SHORT PROBLEM: Without the pictures, set down every line of the data exactly.

PROVIDED DATA:

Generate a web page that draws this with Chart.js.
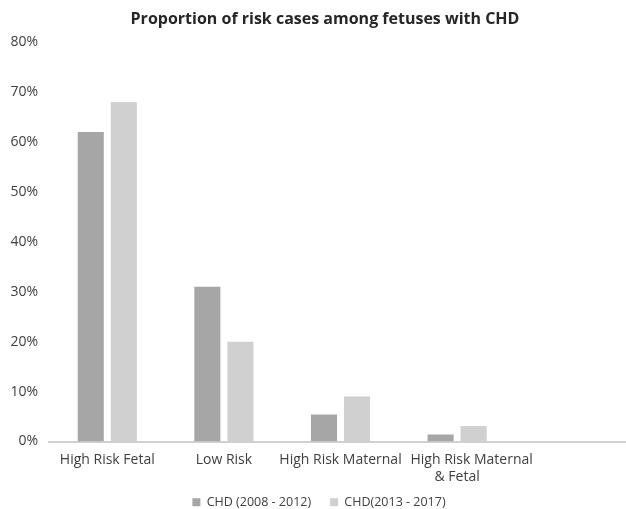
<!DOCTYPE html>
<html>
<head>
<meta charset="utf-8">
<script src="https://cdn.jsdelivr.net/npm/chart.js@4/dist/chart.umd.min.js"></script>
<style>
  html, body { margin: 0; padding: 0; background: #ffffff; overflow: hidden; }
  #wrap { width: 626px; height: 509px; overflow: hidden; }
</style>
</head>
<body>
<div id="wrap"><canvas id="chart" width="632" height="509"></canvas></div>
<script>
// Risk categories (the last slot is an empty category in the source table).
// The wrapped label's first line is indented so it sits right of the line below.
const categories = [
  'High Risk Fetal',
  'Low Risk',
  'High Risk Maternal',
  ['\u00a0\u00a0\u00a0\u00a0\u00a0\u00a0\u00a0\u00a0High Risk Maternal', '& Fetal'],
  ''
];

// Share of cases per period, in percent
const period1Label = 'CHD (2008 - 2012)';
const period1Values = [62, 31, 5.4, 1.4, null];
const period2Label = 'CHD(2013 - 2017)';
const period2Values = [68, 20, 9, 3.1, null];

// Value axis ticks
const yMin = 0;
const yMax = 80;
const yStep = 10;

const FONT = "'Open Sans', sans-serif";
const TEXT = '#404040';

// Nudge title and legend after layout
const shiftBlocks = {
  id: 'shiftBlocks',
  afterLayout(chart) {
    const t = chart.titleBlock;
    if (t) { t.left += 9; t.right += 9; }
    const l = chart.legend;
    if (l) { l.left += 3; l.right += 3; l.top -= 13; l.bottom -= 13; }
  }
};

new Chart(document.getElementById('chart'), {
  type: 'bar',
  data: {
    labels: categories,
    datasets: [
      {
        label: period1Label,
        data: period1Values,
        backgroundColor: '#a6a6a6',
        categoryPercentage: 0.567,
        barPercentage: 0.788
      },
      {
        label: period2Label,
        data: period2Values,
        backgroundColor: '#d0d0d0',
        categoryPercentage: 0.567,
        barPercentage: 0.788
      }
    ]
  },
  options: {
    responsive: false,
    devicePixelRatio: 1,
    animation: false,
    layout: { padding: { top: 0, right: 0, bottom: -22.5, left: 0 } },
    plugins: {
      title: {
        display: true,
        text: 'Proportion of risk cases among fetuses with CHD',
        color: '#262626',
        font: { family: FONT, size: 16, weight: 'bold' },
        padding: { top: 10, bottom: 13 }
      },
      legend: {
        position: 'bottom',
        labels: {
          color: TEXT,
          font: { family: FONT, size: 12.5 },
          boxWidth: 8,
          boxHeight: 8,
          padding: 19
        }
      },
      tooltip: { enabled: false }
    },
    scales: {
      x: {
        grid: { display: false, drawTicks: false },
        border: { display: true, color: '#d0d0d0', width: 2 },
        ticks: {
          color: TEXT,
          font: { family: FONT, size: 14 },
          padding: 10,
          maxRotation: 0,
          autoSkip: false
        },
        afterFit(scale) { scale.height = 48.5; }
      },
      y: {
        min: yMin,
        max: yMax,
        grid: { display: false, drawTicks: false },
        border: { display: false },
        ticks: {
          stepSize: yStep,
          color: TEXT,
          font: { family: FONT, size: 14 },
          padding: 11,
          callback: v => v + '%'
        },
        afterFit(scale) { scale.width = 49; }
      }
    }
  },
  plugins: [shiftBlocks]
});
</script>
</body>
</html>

RESULT:
Generate a web page that draws this with Chart.js.
<!DOCTYPE html>
<html>
<head>
<meta charset="utf-8">
<script src="https://cdn.jsdelivr.net/npm/chart.js@4/dist/chart.umd.min.js"></script>
<style>
  html, body { margin: 0; padding: 0; background: #ffffff; overflow: hidden; }
  #wrap { width: 626px; height: 509px; overflow: hidden; }
</style>
</head>
<body>
<div id="wrap"><canvas id="chart" width="632" height="509"></canvas></div>
<script>
// Risk categories (the last slot is an empty category in the source table).
// The wrapped label's first line is indented so it sits right of the line below.
const categories = [
  'High Risk Fetal',
  'Low Risk',
  'High Risk Maternal',
  ['\u00a0\u00a0\u00a0\u00a0\u00a0\u00a0\u00a0\u00a0High Risk Maternal', '& Fetal'],
  ''
];

// Share of cases per period, in percent
const period1Label = 'CHD (2008 - 2012)';
const period1Values = [62, 31, 5.4, 1.4, null];
const period2Label = 'CHD(2013 - 2017)';
const period2Values = [68, 20, 9, 3.1, null];

// Value axis ticks
const yMin = 0;
const yMax = 80;
const yStep = 10;

const FONT = "'Open Sans', sans-serif";
const TEXT = '#404040';

// Nudge title and legend after layout
const shiftBlocks = {
  id: 'shiftBlocks',
  afterLayout(chart) {
    const t = chart.titleBlock;
    if (t) { t.left += 9; t.right += 9; }
    const l = chart.legend;
    if (l) { l.left += 3; l.right += 3; l.top -= 13; l.bottom -= 13; }
  }
};

new Chart(document.getElementById('chart'), {
  type: 'bar',
  data: {
    labels: categories,
    datasets: [
      {
        label: period1Label,
        data: period1Values,
        backgroundColor: '#a6a6a6',
        categoryPercentage: 0.567,
        barPercentage: 0.788
      },
      {
        label: period2Label,
        data: period2Values,
        backgroundColor: '#d0d0d0',
        categoryPercentage: 0.567,
        barPercentage: 0.788
      }
    ]
  },
  options: {
    responsive: false,
    devicePixelRatio: 1,
    animation: false,
    layout: { padding: { top: 0, right: 0, bottom: -22.5, left: 0 } },
    plugins: {
      title: {
        display: true,
        text: 'Proportion of risk cases among fetuses with CHD',
        color: '#262626',
        font: { family: FONT, size: 16, weight: 'bold' },
        padding: { top: 10, bottom: 13 }
      },
      legend: {
        position: 'bottom',
        labels: {
          color: TEXT,
          font: { family: FONT, size: 12.5 },
          boxWidth: 8,
          boxHeight: 8,
          padding: 19
        }
      },
      tooltip: { enabled: false }
    },
    scales: {
      x: {
        grid: { display: false, drawTicks: false },
        border: { display: true, color: '#d0d0d0', width: 2 },
        ticks: {
          color: TEXT,
          font: { family: FONT, size: 14 },
          padding: 10,
          maxRotation: 0,
          autoSkip: false
        },
        afterFit(scale) { scale.height = 48.5; }
      },
      y: {
        min: yMin,
        max: yMax,
        grid: { display: false, drawTicks: false },
        border: { display: false },
        ticks: {
          stepSize: yStep,
          color: TEXT,
          font: { family: FONT, size: 14 },
          padding: 11,
          callback: v => v + '%'
        },
        afterFit(scale) { scale.width = 49; }
      }
    }
  },
  plugins: [shiftBlocks]
});
</script>
</body>
</html>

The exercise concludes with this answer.